Tuesday, October 11, 2011

LINK: Mikael Stenmark on Evolution, Purpose, and God

[This post was originally published on The Secular Outpost on October 21, 2011. It was republished here on November 9, 2021 with the date manually adjusted to reflect its original publication date.]


Abstract

A number of biologists maintain that the recent developments in evolutionary biology have profound implications for religion, morality and our self-understanding. The author focuses on the issue whether evolutionary biology has any relevance for a religious understanding of the meaning of life. First, the question about the meaning of life is clarified. Second, the argument of biologists such as Richard Dawkins, Stephen Jay Gould and Edward O. Wilson, that evolutionary theory undermines the religious belief that there is a purpose or meaning to the existence of the universe and to human life in particular, is evaluated. The author maintains that this argument has some merit, but that it nevertheless fails both to be a purely scientific argument and to establish the intended conclusion.

LINK


Addendum (October 21, 2011): Stenmark identifies and criticizes the following argument.

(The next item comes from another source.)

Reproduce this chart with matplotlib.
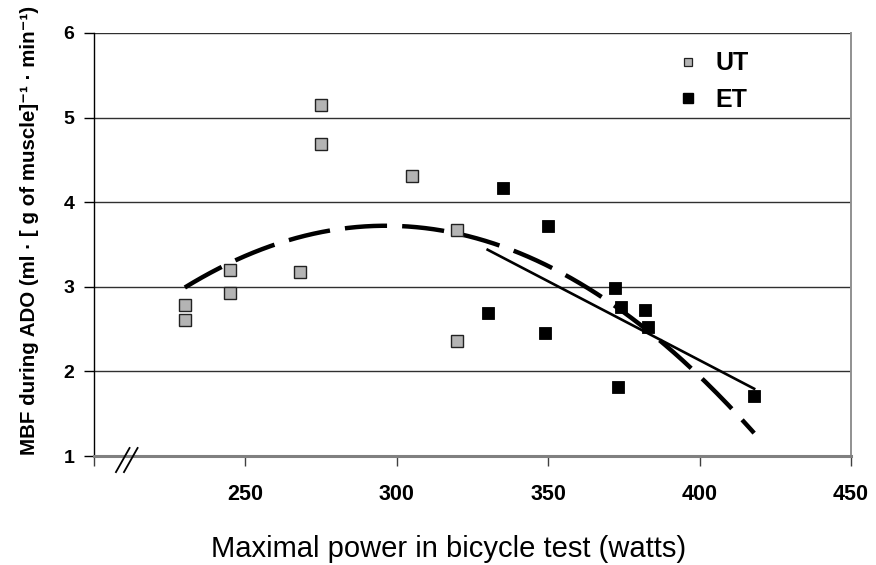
import numpy as np
import matplotlib
matplotlib.use("Agg")
import matplotlib.pyplot as plt
from matplotlib.lines import Line2D

plt.rcParams['font.family'] = ['Liberation Sans', 'DejaVu Sans']

# untrained (UT) and endurance-trained (ET) subjects
ut_power = [230, 230, 245, 245, 268, 275, 275, 305, 320, 320]
ut_mbf = [2.78, 2.61, 2.93, 3.20, 3.17, 5.15, 4.69, 4.31, 3.67, 2.36]

et_power = [335, 350, 330, 349, 372, 374, 382, 383, 373, 418]
et_mbf = [4.17, 3.72, 2.69, 2.45, 2.99, 2.76, 2.72, 2.53, 1.81, 1.71]

x_ticks = [200, 250, 300, 350, 400, 450]
x_tick_labels = ['', '250', '300', '350', '400', '450']
y_ticks = [1, 2, 3, 4, 5, 6]

fig = plt.figure(figsize=(8.76, 5.65), dpi=100)
ax = fig.add_axes([0.1073, 0.1929, 0.8642, 0.7487])

ax.set_xlim(200, 450)
ax.set_ylim(1, 6)

# horizontal grid
for yv in y_ticks[1:]:
    ax.axhline(yv, color='#303030', lw=1.0, zorder=1)

# quadratic trend through all subjects
all_x = np.array(ut_power + et_power, dtype=float)
all_y = np.array(ut_mbf + et_mbf, dtype=float)
xc = all_x.mean()
poly = np.polyfit(all_x - xc, all_y, 2)
xs = np.linspace(all_x.min(), all_x.max(), 200)
ax.plot(xs, np.polyval(poly, xs - xc), color='black', lw=3.2,
        linestyle=(0, (9.5, 3.4)), zorder=3)

# linear trend through ET only
ex = np.array(et_power, dtype=float)
ey = np.array(et_mbf, dtype=float)
lin = np.polyfit(ex, ey, 1)
lx = np.array([ex.min(), ex.max()])
ax.plot(lx, np.polyval(lin, lx), color='black', lw=1.9, zorder=3)

ax.plot(ut_power, ut_mbf, linestyle='none', marker='s', ms=8.2,
        mfc='#b4b4b4', mec='#222222', mew=1.0, zorder=4)
ax.plot(et_power, et_mbf, linestyle='none', marker='s', ms=8.6,
        mfc='black', mec='black', mew=0.6, zorder=4)

# spines
ax.spines['top'].set_visible(False)
ax.spines['left'].set_color('black')
ax.spines['left'].set_linewidth(1.0)
ax.spines['bottom'].set_color('#808080')
ax.spines['bottom'].set_linewidth(2.2)
ax.spines['right'].set_color('#909090')
ax.spines['right'].set_linewidth(1.4)

ax.set_xticks(x_ticks)
ax.set_xticklabels(x_tick_labels)
ax.set_yticks(y_ticks)
ax.tick_params(axis='x', direction='out', length=7, width=1.0, color='#404040',
               pad=13, labelsize=15.5)
ax.tick_params(axis='y', direction='out', length=7, width=1.0, color='black',
               pad=7, labelsize=14)
for lab in ax.get_xticklabels() + ax.get_yticklabels():
    lab.set_fontweight('bold')

# axis break marks
for dx in (0.0, 0.0106):
    ax.plot([0.029 + dx, 0.047 + dx], [-0.038, 0.019], color='black', lw=1.3,
            transform=ax.transAxes, clip_on=False, zorder=5)

fig.text(449 / 876, 0.0142, 'Maximal power in bicycle test (watts)',
         ha='center', va='baseline', fontsize=21)
fig.text(30 / 876, 1 - 230 / 565,
         'MBF during ADO (ml · [ g of muscle]⁻¹ · min⁻¹)',
         rotation=90, ha='center', va='center', fontsize=14.8, fontweight='bold')

handles = [
    Line2D([], [], linestyle='none', marker='s', ms=6.4, mfc='#b4b4b4',
           mec='#222222', mew=0.9),
    Line2D([], [], linestyle='none', marker='s', ms=6.6, mfc='black',
           mec='black'),
]
ax.legend(handles, ['UT', 'ET'], loc='upper left',
          bbox_to_anchor=(0.751, 0.986), frameon=False, borderpad=0,
          handlelength=1.0, handletextpad=0.62, labelspacing=0.5,
          prop={'weight': 'bold', 'size': 18})

fig.savefig('out.png', dpi=100)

(1) All individual species that come into existence through the process of evolution are random (that is, have a low probability) with respect to what evolutionary theory (or more broadly, the sciences) can predict or retrospectively explain;

(2) Therefore, the existence of human beings lacks an ultimate meaning, in particular, their existence is not the result of a divine purpose or intention.
(3) The only things that we can know anything about are the ones science can discover.

(4) The existence of Homo sapiens is planned by God only if the species’ existence is intended by God and it is likely that its emergence will take place for that reason.

(5) But all individual species that come into existence through the process of evolution are random (that is, have a low probability) with respect to what evolutionary theory (or more broadly, the sciences) can predict or retrospectively explain.

(6) Therefore, the existence of human beings lacks an ultimate meaning; in particular, their existence is not the result of God’s purposes, intentions or plans.